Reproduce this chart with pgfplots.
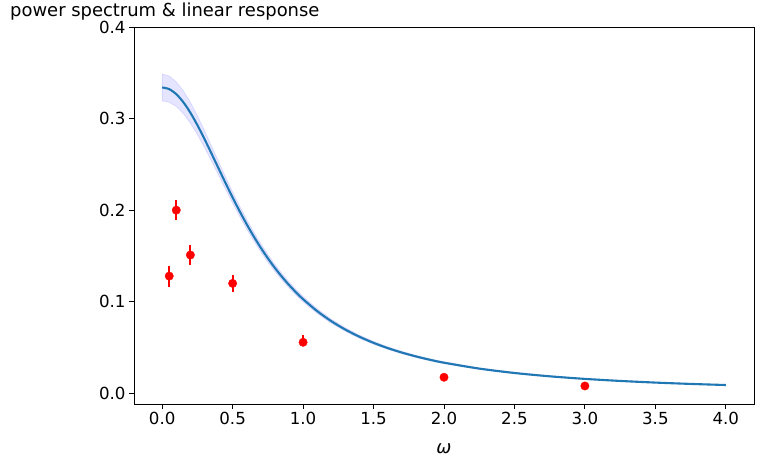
\documentclass[border=0pt]{standalone}
\usepackage{pgfplots}
\pgfplotsset{compat=1.18}
\usepackage{pgfplotstable}
\usepackage{fontspec}
\setmainfont{DejaVu Sans}
\definecolor{mplblue}{HTML}{1F77B4}

% response curve (w, f)
\pgfplotstableread{
w     f
0.00  0.33400
0.05  0.33213
0.10  0.32665
0.15  0.31791
0.20  0.30642
0.25  0.29282
0.30  0.27775
0.35  0.26183
0.40  0.24559
0.45  0.22945
0.50  0.21376
0.55  0.19873
0.60  0.18453
0.65  0.17123
0.70  0.15886
0.75  0.14742
0.80  0.13689
0.85  0.12721
0.90  0.11833
0.95  0.11021
1.00  0.10277
1.10  0.08972
1.20  0.07877
1.30  0.06955
1.40  0.06174
1.50  0.05509
1.60  0.04941
1.70  0.04452
1.80  0.04029
1.90  0.03661
2.00  0.03340
2.25  0.02696
2.50  0.02217
2.75  0.01854
3.00  0.01572
3.25  0.01349
3.50  0.01169
3.75  0.01023
4.00  0.00903
}\curvetab

% measured power spectrum
\pgfplotstableread{
w     y       ep      em
0.05  0.128   0.0115  0.0115
0.10  0.200   0.011   0.011
0.20  0.151   0.011   0.011
0.50  0.120   0.009   0.009
1.00  0.0557  0.008   0.004
2.00  0.0175  0.003   0.003
3.00  0.0080  0.003   0.003
}\spectab

\begin{document}
\begin{tikzpicture}
\begin{axis}[
    at={(134bp,63bp)}, anchor=south west,
    scale only axis, width=620bp, height=377bp,
    xmin=-0.2, xmax=4.2, ymin=-0.0117, ymax=0.4,
    xtick={0,0.5,1,1.5,2,2.5,3,3.5,4},
    ytick={0,0.1,0.2,0.3,0.4},
    xticklabel style={/pgf/number format/fixed, /pgf/number format/fixed zerofill, /pgf/number format/precision=1},
    yticklabel style={/pgf/number format/fixed, /pgf/number format/fixed zerofill, /pgf/number format/precision=1},
    /pgf/number format/assume math mode=true,
    tick pos=left, tick align=outside,
    major tick length=5bp,
    every tick/.style={black, line width=0.9bp},
    axis line style={line width=0.9bp},
    ticklabel style={font=\fontsize{16.7}{19}\selectfont},
    xlabel={\itshape ω},
    xlabel style={font=\fontsize{18}{20}\selectfont, anchor=base,
                  at={(axis description cs:0.5,0)}, yshift=-49bp}]

    % uncertainty band: upper edge forward, lower edge back
    \addplot[fill=blue, fill opacity=0.1, draw=blue, draw opacity=0.1, line width=0.8bp]
        coordinates {
        (0.00,0.34870) (0.05,0.34641) (0.10,0.34004) (0.15,0.33031) (0.20,0.31776)
        (0.25,0.30307) (0.30,0.28692) (0.35,0.26995) (0.40,0.25296) (0.45,0.23610)
        (0.50,0.21975) (0.55,0.20429) (0.60,0.18970) (0.65,0.17602) (0.70,0.16331)
        (0.75,0.15155) (0.80,0.14072) (0.85,0.13077) (0.90,0.12164) (0.95,0.11330)
        (1.00,0.10565) (1.10,0.09223) (1.20,0.08098) (1.30,0.07150) (1.40,0.06347)
        (1.50,0.05663) (1.60,0.05079) (1.70,0.04577) (1.80,0.04142) (1.90,0.03764)
        (2.00,0.03434) (2.25,0.02771) (2.50,0.02279) (2.75,0.01906) (3.00,0.01616)
        (3.25,0.01387) (3.50,0.01202) (3.75,0.01052) (4.00,0.00928)
        (4.00,0.00878) (3.75,0.00994) (3.50,0.01136) (3.25,0.01311) (3.00,0.01528)
        (2.75,0.01802) (2.50,0.02155) (2.25,0.02621) (2.00,0.03246) (1.90,0.03558)
        (1.80,0.03916) (1.70,0.04327) (1.60,0.04803) (1.50,0.05355) (1.40,0.06001)
        (1.30,0.06760) (1.20,0.07656) (1.10,0.08721) (1.00,0.09989) (0.95,0.10712)
        (0.90,0.11502) (0.85,0.12365) (0.80,0.13306) (0.75,0.14329) (0.70,0.15441)
        (0.65,0.16644) (0.60,0.17936) (0.55,0.19317) (0.50,0.20777) (0.45,0.22280)
        (0.40,0.23822) (0.35,0.25371) (0.30,0.26858) (0.25,0.28257) (0.20,0.29508)
        (0.15,0.30551) (0.10,0.31326) (0.05,0.31785) (0.00,0.31930)
        } -- cycle;

    \addplot[mplblue, line width=2.1bp, smooth] table[x=w, y=f] {\curvetab};

    \addplot[red, only marks, mark=*, mark size=4.2bp,
             error bars/.cd, y dir=both, y explicit, error mark=none,
             error bar style={red, line width=2.1bp}]
        table[x=w, y=y, y error plus=ep, y error minus=em] {\spectab};
\end{axis}
\node[anchor=base west, inner sep=0pt, font=\fontsize{18}{21}\selectfont]
    at (10bp,450.5bp) {power spectrum \& linear response};
\path (0,0) rectangle (764bp,467bp);
\end{tikzpicture}
\end{document}
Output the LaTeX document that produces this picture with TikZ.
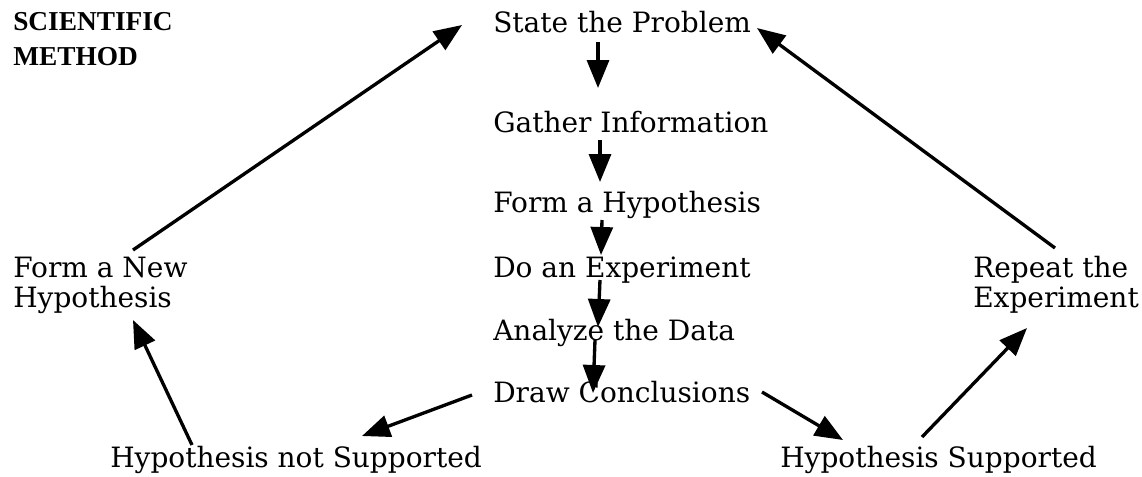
\documentclass[tikz,border=0pt]{standalone}
\usepackage{fontspec}
\setmainfont{DejaVu Serif}
\newfontfamily\titlefont{Liberation Serif}
\usepackage{tikz}
\usetikzlibrary{arrows.meta,calc}
\tikzset{
  steptext/.style={anchor=base west, inner sep=0pt, align=left,
                   font=\fontsize{21pt}{22.5pt}\selectfont},
  titletext/.style={anchor=base west, inner sep=0pt, align=left,
                   font=\titlefont\bfseries\fontsize{20.5pt}{26.25pt}\selectfont},
  flowarrow/.style={line width=2.5pt, -{Triangle[length=21pt,width=16.5pt]}}
}

\begin{document}
\begin{tikzpicture}[x=0.75pt, y=-0.75pt]
            \useasboundingbox (0,0) rectangle (1142,476);
            % Title (base = last line)
            \node[titletext] (title)   at ( 13, 65) {SCIENTIFIC\\METHOD};
            % Main column
            \node[steptext]  (state)   at (493, 32) {State the Problem};
            \node[steptext]  (gather)  at (493,132) {Gather Information};
            \node[steptext]  (form)    at (493,212) {Form a Hypothesis};
            \node[steptext]  (doexp)   at (493,277) {Do an Experiment};
            \node[steptext]  (analyze) at (493,340) {Analyze the Data};
            \node[steptext]  (draw)    at (493,402) {Draw Conclusions};
            % Outcomes
            \node[steptext]  (newhyp)  at ( 13,307) {Form a New\\Hypothesis};
            \node[steptext]  (repeat)  at (973,307) {Repeat the\\Experiment};
            \node[steptext]  (notsup)  at (110,467) {Hypothesis not Supported};
            \node[steptext]  (sup)     at (780,467) {Hypothesis Supported};
            % Down the column
            \draw[flowarrow] ($(state.base west)+(105,10)$)   -- ($(gather.base west)+(105,-44)$);
            \draw[flowarrow] ($(gather.base west)+(107,8)$)   -- ($(form.base west)+(107,-30)$);
            \draw[flowarrow] ($(form.base west)+(109,8)$)     -- ($(doexp.base west)+(108,-22)$);
            \draw[flowarrow] ($(doexp.base west)+(107,3)$)    -- ($(analyze.base west)+(105,-13)$);
            \draw[flowarrow] ($(analyze.base west)+(102,0)$)  -- ($(draw.base west)+(100,-9)$);
            % Not supported: back to a new hypothesis
            \draw[flowarrow] ($(draw.base west)+(-21,-7)$)    -- ($(notsup.base west)+(252,-31)$);
            \draw[flowarrow] ($(notsup.base west)+(82,-22)$)  -- ($(newhyp.base west)+(120,13)$);
            \draw[flowarrow] ($(newhyp.base west)+(120,-57)$) -- ($(state.base west)+(-31,-7)$);
            % Supported: repeat the experiment
            \draw[flowarrow] ($(draw.base west)+(269,-10)$)   -- ($(sup.base west)+(63,-27)$);
            \draw[flowarrow] ($(sup.base west)+(142,-30)$)    -- ($(repeat.base west)+(54,21)$);
            \draw[flowarrow] ($(repeat.base west)+(82,-59)$)  -- ($(state.base west)+(264,-4)$);
        \end{tikzpicture}
\end{document}
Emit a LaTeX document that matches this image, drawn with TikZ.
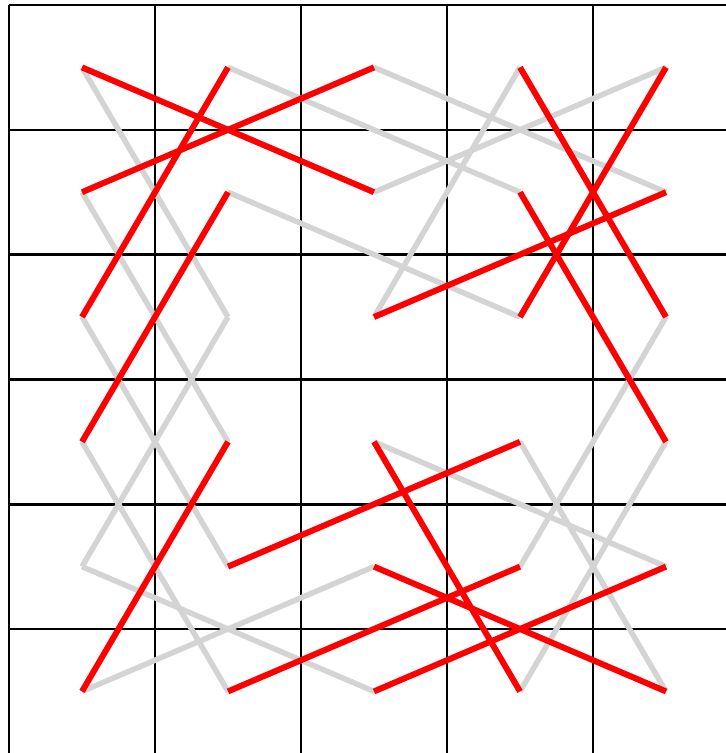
\documentclass[tikz,border=0pt]{standalone}
\usetikzlibrary{positioning}
\definecolor{gdB}{HTML}{000000}
\definecolor{rdL}{HTML}{FF0000}
\definecolor{gyL}{HTML}{D4D4D4}

\begin{document}
\begin{tikzpicture}[x=146pt,y=-124.8pt,
  gridln/.style={draw=gdB,line width=2.6pt},
  rd/.style={draw=rdL,line width=6pt},
  gy/.style={draw=gyL,line width=5.5pt}]

\useasboundingbox (-9pt,5pt) rectangle (717pt,-748pt);
\clip (-9pt,5pt) rectangle (717pt,-748pt);

% board
\foreach \i in {0,...,5} \draw[gridln] (\i,0) -- (\i,6);
\foreach \j in {0,...,6} \draw[gridln] (0,\j) -- (5,\j);

% square centres
\foreach \c in {0,...,4}
  \foreach \r in {0,...,5}
    \coordinate (v\c\r) at (\c+0.5,\r+0.5);

% grey moves
\draw[gy] (v00) -- (v12);
\draw[gy] (v10) -- (v31);
\draw[gy] (v01) -- (v13);
\draw[gy] (v11) -- (v32);
\draw[gy] (v20) -- (v41);
\draw[gy] (v21) -- (v40);
\draw[gy] (v22) -- (v30);
\draw[gy] (v42) -- (v34);
\draw[gy] (v43) -- (v35);
\draw[gy] (v33) -- (v45);
\draw[gy] (v23) -- (v44);
\draw[gy] (v05) -- (v24);
\draw[gy] (v04) -- (v25);
\draw[gy] (v04) -- (v12);
\draw[gy] (v03) -- (v15);
\draw[gy] (v02) -- (v14);

% red moves
\draw[rd] (v00) -- (v21);
\draw[rd] (v01) -- (v20);
\draw[rd] (v10) -- (v02);
\draw[rd] (v11) -- (v03);
\draw[rd] (v30) -- (v42);
\draw[rd] (v40) -- (v32);
\draw[rd] (v41) -- (v22);
\draw[rd] (v31) -- (v43);
\draw[rd] (v33) -- (v14);
\draw[rd] (v23) -- (v35);
\draw[rd] (v44) -- (v25);
\draw[rd] (v45) -- (v24);
\draw[rd] (v34) -- (v15);
\draw[rd] (v05) -- (v13);

\end{tikzpicture}
\end{document}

REQUIRED WORK =>
The first line to copy holds "Emit a LaTeX", and the last holds "(v02) -- (v14);". Copy them and the lines between exactly, leaving out pictures.

THE RESULT =>
Emit a LaTeX document that matches this image, drawn with TikZ.
\documentclass[tikz,border=0pt]{standalone}
\usetikzlibrary{positioning}
\definecolor{gdB}{HTML}{000000}
\definecolor{rdL}{HTML}{FF0000}
\definecolor{gyL}{HTML}{D4D4D4}

\begin{document}
\begin{tikzpicture}[x=146pt,y=-124.8pt,
  gridln/.style={draw=gdB,line width=2.6pt},
  rd/.style={draw=rdL,line width=6pt},
  gy/.style={draw=gyL,line width=5.5pt}]

\useasboundingbox (-9pt,5pt) rectangle (717pt,-748pt);
\clip (-9pt,5pt) rectangle (717pt,-748pt);

% board
\foreach \i in {0,...,5} \draw[gridln] (\i,0) -- (\i,6);
\foreach \j in {0,...,6} \draw[gridln] (0,\j) -- (5,\j);

% square centres
\foreach \c in {0,...,4}
  \foreach \r in {0,...,5}
    \coordinate (v\c\r) at (\c+0.5,\r+0.5);

% grey moves
\draw[gy] (v00) -- (v12);
\draw[gy] (v10) -- (v31);
\draw[gy] (v01) -- (v13);
\draw[gy] (v11) -- (v32);
\draw[gy] (v20) -- (v41);
\draw[gy] (v21) -- (v40);
\draw[gy] (v22) -- (v30);
\draw[gy] (v42) -- (v34);
\draw[gy] (v43) -- (v35);
\draw[gy] (v33) -- (v45);
\draw[gy] (v23) -- (v44);
\draw[gy] (v05) -- (v24);
\draw[gy] (v04) -- (v25);
\draw[gy] (v04) -- (v12);
\draw[gy] (v03) -- (v15);
\draw[gy] (v02) -- (v14);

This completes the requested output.